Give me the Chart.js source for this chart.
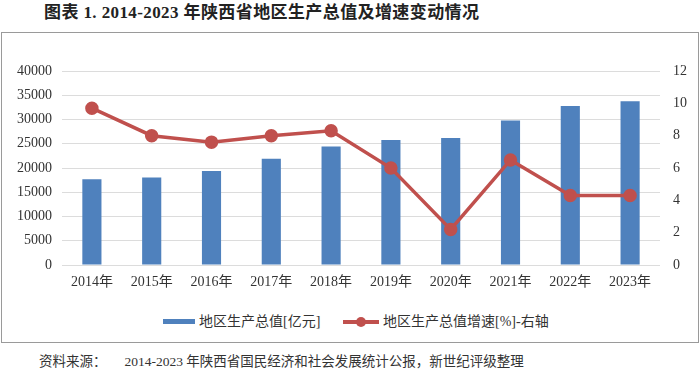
<!DOCTYPE html>
<html>
<head>
<meta charset="utf-8">
<script src="https://cdn.jsdelivr.net/npm/chart.js@4"></script>
<style>
  body { margin: 0; width: 700px; height: 380px; background: #fff; position: relative; overflow: hidden;
         font-family: "Liberation Serif", "Noto Sans CJK SC", serif; color: #222; }
  #title { position: absolute; left: 44px; top: -2px; font-size: 17px; font-weight: bold; white-space: nowrap; letter-spacing: 0.4px; }
  #box { position: absolute; left: 1px; top: 32px; width: 696px; height: 309px; border: 1px solid #9a9a9a; }
  #myChart { position: absolute; left: 0; top: 32px; }
  .leg { position: absolute; top: 310px; font-size: 14px; color: #333; white-space: nowrap; }
  .mk { display: inline-block; vertical-align: middle; position: relative; margin-right: 4px; }
  #src { position: absolute; left: 39px; top: 350px; font-size: 13.5px; color: #333; white-space: nowrap; }
  #src span { margin-left: 18px; }
</style>
</head>
<body>
<div id="title">图表 1. 2014-2023 年陕西省地区生产总值及增速变动情况</div>
<div id="box"></div>
<canvas id="myChart" width="700" height="265"></canvas>
<div class="leg" style="left:163px"><span class="mk" style="width:32px;height:5px;background:#4f81bd;top:-1px"></span>地区生产总值[亿元]</div>
<div class="leg" style="left:343px"><span class="mk" style="width:36px;height:4px;background:#c0504d;top:-1px"><span style="position:absolute;left:13px;top:-3px;width:10px;height:10px;border-radius:50%;background:#c0504d"></span></span>地区生产总值增速[%]-右轴</div>
<div id="src">资料来源：<span>2014-2023 年陕西省国民经济和社会发展统计公报，新世纪评级整理</span></div>
<script>
const years = ['2014年', '2015年', '2016年', '2017年', '2018年', '2019年', '2020年', '2021年', '2022年', '2023年'];
const gdp = [17690, 18022, 19400, 21899, 24438, 25793, 26182, 29801, 32773, 33786]; // 亿元
const growth = [9.7, 8.0, 7.6, 8.0, 8.3, 6.0, 2.2, 6.5, 4.3, 4.3]; // %

const tickFont = { family: '"Liberation Serif", "Noto Sans CJK SC", serif', size: 14 };

const ctx = document.getElementById('myChart').getContext('2d');
new Chart(ctx, {
  data: {
    labels: years,
    datasets: [
      {
        type: 'line',
        label: '地区生产总值增速[%]-右轴',
        data: growth,
        yAxisID: 'y1',
        borderColor: '#c0504d',
        backgroundColor: '#c0504d',
        borderWidth: 3.5,
        pointRadius: 5,
        pointHoverRadius: 5,
        tension: 0,
        order: 0,
      },
      {
        type: 'bar',
        label: '地区生产总值[亿元]',
        data: gdp,
        yAxisID: 'y',
        backgroundColor: '#4f81bd',
        barPercentage: 0.32,
        categoryPercentage: 1,
        order: 1,
      },
    ],
  },
  options: {
    responsive: false,
    animation: false,
    layout: { padding: { top: 39, left: 0, right: 0, bottom: 0 } },
    plugins: { legend: { display: false }, tooltip: { enabled: false } },
    scales: {
      x: {
        grid: { display: false, drawTicks: false },
        border: { display: false },
        ticks: { font: tickFont, color: '#333', padding: 9, maxRotation: 0 },
        afterFit: (s) => { s.height = 32; },
      },
      y: {
        position: 'left',
        min: 0, max: 40000,
        ticks: { stepSize: 5000, font: tickFont, color: '#333', padding: 10, callback: (v) => String(v) },
        grid: { color: '#dcdcdc', lineWidth: 1, drawTicks: false },
        border: { display: false },
        afterFit: (s) => { s.width = 62; },
      },
      y1: {
        position: 'right',
        min: 0, max: 12,
        ticks: { stepSize: 2, font: tickFont, color: '#333', padding: 13 },
        grid: { display: false, drawTicks: false },
        border: { display: false },
        afterFit: (s) => { s.width = 40; },
      },
    },
  },
});
</script>
</body>
</html>
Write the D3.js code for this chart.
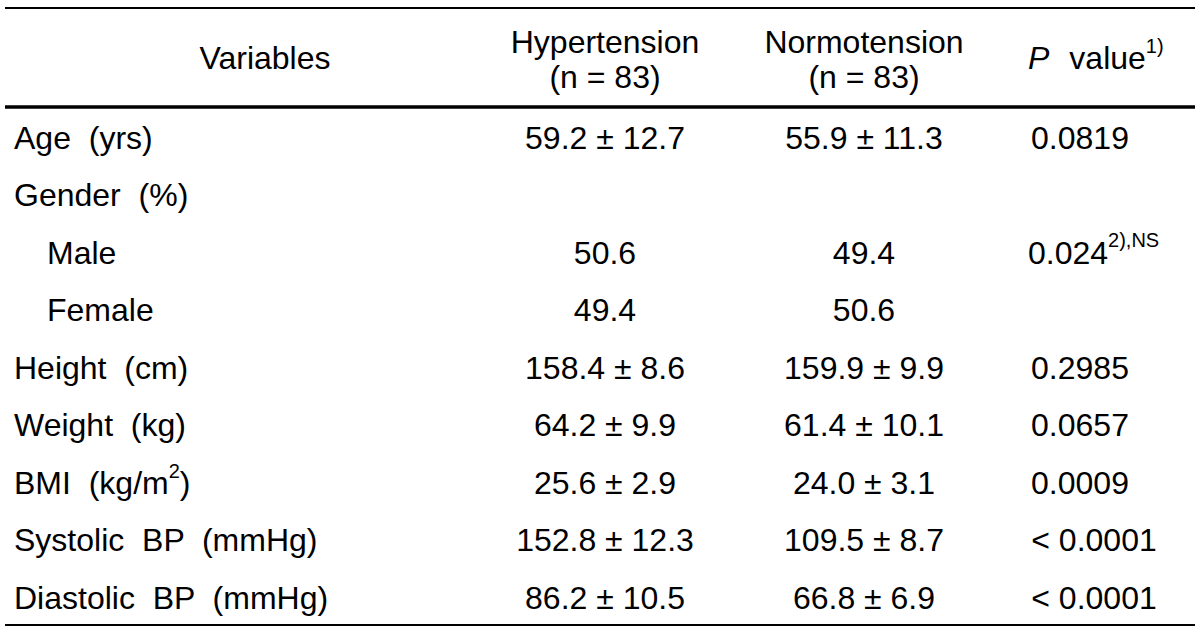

┄┄┄┄┄┄┄┄┄┄┄┄┄┄┄┄┄┄┄┄

Exercise aim:
Write out the records above once more, word for word, with no pictures.

Answer to this exercise:
Give me the Chart.js source for this chart.
<!DOCTYPE html>
<html>
<head>
<meta charset="utf-8">
<script src="https://cdn.jsdelivr.net/npm/chart.js@4"></script>
<style>
  body { margin: 0; width: 700px; height: 380px; background: #fff; position: relative; overflow: hidden;
         font-family: "Liberation Serif", "Noto Sans CJK SC", serif; color: #222; }
  #title { position: absolute; left: 44px; top: -2px; font-size: 17px; font-weight: bold; white-space: nowrap; letter-spacing: 0.4px; }
  #box { position: absolute; left: 1px; top: 32px; width: 696px; height: 309px; border: 1px solid #9a9a9a; }
  #myChart { position: absolute; left: 0; top: 32px; }
  .leg { position: absolute; top: 310px; font-size: 14px; color: #333; white-space: nowrap; }
  .mk { display: inline-block; vertical-align: middle; position: relative; margin-right: 4px; }
  #src { position: absolute; left: 39px; top: 350px; font-size: 13.5px; color: #333; white-space: nowrap; }
  #src span { margin-left: 18px; }
</style>
</head>
<body>
<div id="title">图表 1. 2014-2023 年陕西省地区生产总值及增速变动情况</div>
<div id="box"></div>
<canvas id="myChart" width="700" height="265"></canvas>
<div class="leg" style="left:163px"><span class="mk" style="width:32px;height:5px;background:#4f81bd;top:-1px"></span>地区生产总值[亿元]</div>
<div class="leg" style="left:343px"><span class="mk" style="width:36px;height:4px;background:#c0504d;top:-1px"><span style="position:absolute;left:13px;top:-3px;width:10px;height:10px;border-radius:50%;background:#c0504d"></span></span>地区生产总值增速[%]-右轴</div>
<div id="src">资料来源：<span>2014-2023 年陕西省国民经济和社会发展统计公报，新世纪评级整理</span></div>
<script>
const years = ['2014年', '2015年', '2016年', '2017年', '2018年', '2019年', '2020年', '2021年', '2022年', '2023年'];
const gdp = [17690, 18022, 19400, 21899, 24438, 25793, 26182, 29801, 32773, 33786]; // 亿元
const growth = [9.7, 8.0, 7.6, 8.0, 8.3, 6.0, 2.2, 6.5, 4.3, 4.3]; // %

const tickFont = { family: '"Liberation Serif", "Noto Sans CJK SC", serif', size: 14 };

const ctx = document.getElementById('myChart').getContext('2d');
new Chart(ctx, {
  data: {
    labels: years,
    datasets: [
      {
        type: 'line',
        label: '地区生产总值增速[%]-右轴',
        data: growth,
        yAxisID: 'y1',
        borderColor: '#c0504d',
        backgroundColor: '#c0504d',
        borderWidth: 3.5,
        pointRadius: 5,
        pointHoverRadius: 5,
        tension: 0,
        order: 0,
      },
      {
        type: 'bar',
        label: '地区生产总值[亿元]',
        data: gdp,
        yAxisID: 'y',
        backgroundColor: '#4f81bd',
        barPercentage: 0.32,
        categoryPercentage: 1,
        order: 1,
      },
    ],
  },
  options: {
    responsive: false,
    animation: false,
    layout: { padding: { top: 39, left: 0, right: 0, bottom: 0 } },
    plugins: { legend: { display: false }, tooltip: { enabled: false } },
    scales: {
      x: {
        grid: { display: false, drawTicks: false },
        border: { display: false },
        ticks: { font: tickFont, color: '#333', padding: 9, maxRotation: 0 },
        afterFit: (s) => { s.height = 32; },
      },
      y: {
        position: 'left',
        min: 0, max: 40000,
        ticks: { stepSize: 5000, font: tickFont, color: '#333', padding: 10, callback: (v) => String(v) },
        grid: { color: '#dcdcdc', lineWidth: 1, drawTicks: false },
        border: { display: false },
        afterFit: (s) => { s.width = 62; },
      },
      y1: {
        position: 'right',
        min: 0, max: 12,
        ticks: { stepSize: 2, font: tickFont, color: '#333', padding: 13 },
        grid: { display: false, drawTicks: false },
        border: { display: false },
        afterFit: (s) => { s.width = 40; },
      },
    },
  },
});
</script>
</body>
</html>
Write the D3.js code for this chart.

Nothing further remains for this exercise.